Летали мы в районе современного аэропорта Шереметьево. Там возле деревушек Бурцево и Молжаниновка был наш аэродром. Обычно давали провозных 20–25 вылетов, а я сделал 5 вылетов, и мне инструктор говорит: «Тебя выпускать можно». Через 10 полетов меня выпустили, и я закончил первым аэроклуб. Мне начали давать летать на других самолетах: Р-5, УТ-1, УТ-2. Кроме того, я летал под колпаком, пилотируя по приборам. Кстати, думаю, что эти навыки, приобретенные загодя, спасли меня от гибели на фронте.
— Немного расскажите о предвоенной жизни. Куда ходили, чем увлекались?
— Во-первых, ходил на каток: в Сокольники, «Эрмитаж», ЦДКА, Парк культуры имени Горького. Лучшим считался ЦПКиО им. Горького, конечно. В «Эрмитаже» была более изысканная публика, каток маленький. Туда девчонки ходили на свидание к богатым женихам. Я увлекался лыжами и участвовал в соревнованиях на 15, 25, 50 километров. Летом плавание, бег. Футболом заниматься у меня не получалось. Кроме этого, ходили в Дом пионеров на улице Стопани, занимались в кружках, играли спектакли. В ЦПКиО была парашютная вышка. Но надо сказать, что из класса нас было всего человек пять, отваживавшихся прыгать.

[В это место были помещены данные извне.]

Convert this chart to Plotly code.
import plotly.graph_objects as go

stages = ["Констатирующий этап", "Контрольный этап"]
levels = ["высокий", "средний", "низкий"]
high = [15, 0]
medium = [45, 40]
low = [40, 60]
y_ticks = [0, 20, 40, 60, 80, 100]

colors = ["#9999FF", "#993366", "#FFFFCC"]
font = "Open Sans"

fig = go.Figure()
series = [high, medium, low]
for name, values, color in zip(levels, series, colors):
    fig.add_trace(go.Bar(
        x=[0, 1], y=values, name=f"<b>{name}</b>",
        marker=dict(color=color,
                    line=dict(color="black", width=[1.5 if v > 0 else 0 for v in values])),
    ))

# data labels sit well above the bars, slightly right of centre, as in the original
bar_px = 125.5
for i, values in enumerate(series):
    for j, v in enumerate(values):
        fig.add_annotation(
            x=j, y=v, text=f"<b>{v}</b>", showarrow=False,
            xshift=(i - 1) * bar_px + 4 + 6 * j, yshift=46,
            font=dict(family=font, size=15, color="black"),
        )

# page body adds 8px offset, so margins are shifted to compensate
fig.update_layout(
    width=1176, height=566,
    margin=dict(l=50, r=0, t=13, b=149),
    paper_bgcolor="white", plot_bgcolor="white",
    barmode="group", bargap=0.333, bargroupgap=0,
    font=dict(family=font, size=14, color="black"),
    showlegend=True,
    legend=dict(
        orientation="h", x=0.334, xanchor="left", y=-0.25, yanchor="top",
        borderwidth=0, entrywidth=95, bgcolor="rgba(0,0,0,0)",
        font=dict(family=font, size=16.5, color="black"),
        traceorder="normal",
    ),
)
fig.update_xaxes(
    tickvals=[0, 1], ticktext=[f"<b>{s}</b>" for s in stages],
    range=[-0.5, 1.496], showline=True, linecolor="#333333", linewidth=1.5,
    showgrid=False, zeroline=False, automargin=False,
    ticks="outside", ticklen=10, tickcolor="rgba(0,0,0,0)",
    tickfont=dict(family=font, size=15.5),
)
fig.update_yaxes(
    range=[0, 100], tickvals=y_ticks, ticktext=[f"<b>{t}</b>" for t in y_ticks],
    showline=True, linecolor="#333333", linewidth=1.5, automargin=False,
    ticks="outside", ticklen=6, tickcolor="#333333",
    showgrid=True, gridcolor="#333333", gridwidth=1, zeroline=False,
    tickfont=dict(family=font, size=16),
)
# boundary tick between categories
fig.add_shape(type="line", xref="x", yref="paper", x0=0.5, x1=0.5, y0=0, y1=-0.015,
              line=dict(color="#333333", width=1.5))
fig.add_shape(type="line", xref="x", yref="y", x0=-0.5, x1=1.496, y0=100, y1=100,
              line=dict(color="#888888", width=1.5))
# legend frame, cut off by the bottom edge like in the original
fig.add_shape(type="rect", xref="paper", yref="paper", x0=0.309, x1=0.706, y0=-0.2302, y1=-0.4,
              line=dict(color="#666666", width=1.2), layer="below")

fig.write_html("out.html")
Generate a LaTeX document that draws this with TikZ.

Отец у меня был умный мужик. Он участвовал в Первой мировой, семь лет провел в плену в Германии. Посмотрел западный мир, отлично владел немецким языком. Он меня приобщал к культуре. Помню, повел меня в театр Ермоловой. В нем вся мебель была обшита темно-бордовым бархатом, с золочеными гранями. Я впервые увидел такую роскошь! Помню, играли спектакль «Искусство интриг». Я его до сих пор помню. Такие роскошные одежды, длинные платья. На меня все это произвело неизгладимое впечатление — интерьер, театральная публика того времени, спектакль. На перекрестке Покровки и Чистых прудов был кинотеатр «Аврора», и там перед началом сеанса часто пела Ковалева. Недалеко был «Колизей», где крутили фильмы и часто выступал Утесов со своим оркестром.